Oui cet été je pouvais plus peindre et je me suis mis au pastel. J’ai fini à faire des choses qui étaient quasiment abstraite. C’était ma déficience qui me qui m’imposait de faire ça parce que je n’étais pas capable de faire autre chose. J’ai trouvé un intérêt parce que même si j’avais aboli la forme, il me restait quand même l’ombre, la lumière et la couleur pour travailler. C’est la découverte d’un nouveau chemin qui m’intéresse beaucoup. C’est oser aller dans quelque chose de plus libre et plus spontanée.

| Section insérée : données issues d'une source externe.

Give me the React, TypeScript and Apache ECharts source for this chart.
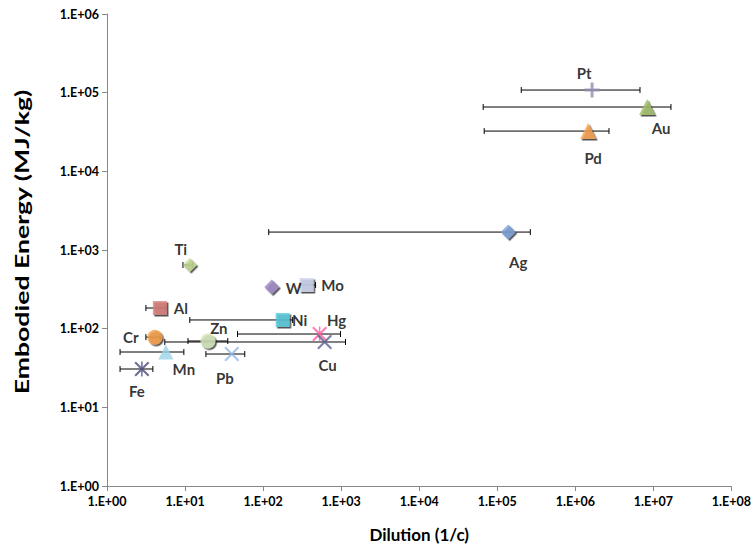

Vous avez recommencé à peindre ?

Non, pas encore, mais c’est en train de germer. Il faut que les idées s’installent et que ça devienne une envie pressante. Pour le moment il y a un empilement de choses matérielles qui m’accapare. Il faut que je sois libéré de tout ca pour peindre. Ce qui est probable c’est que je vais repartir à l’huile, avec les techniques de la Renaissance et des flamands en particulier. Mais aussi le tempo imposé des séchages entre les couches. J’ai adapté ces techniques à l’acrylique à cause de l’impatience de la jeunesse sans doute. La, ca prendra le temps nécessaire. J’ai le temps.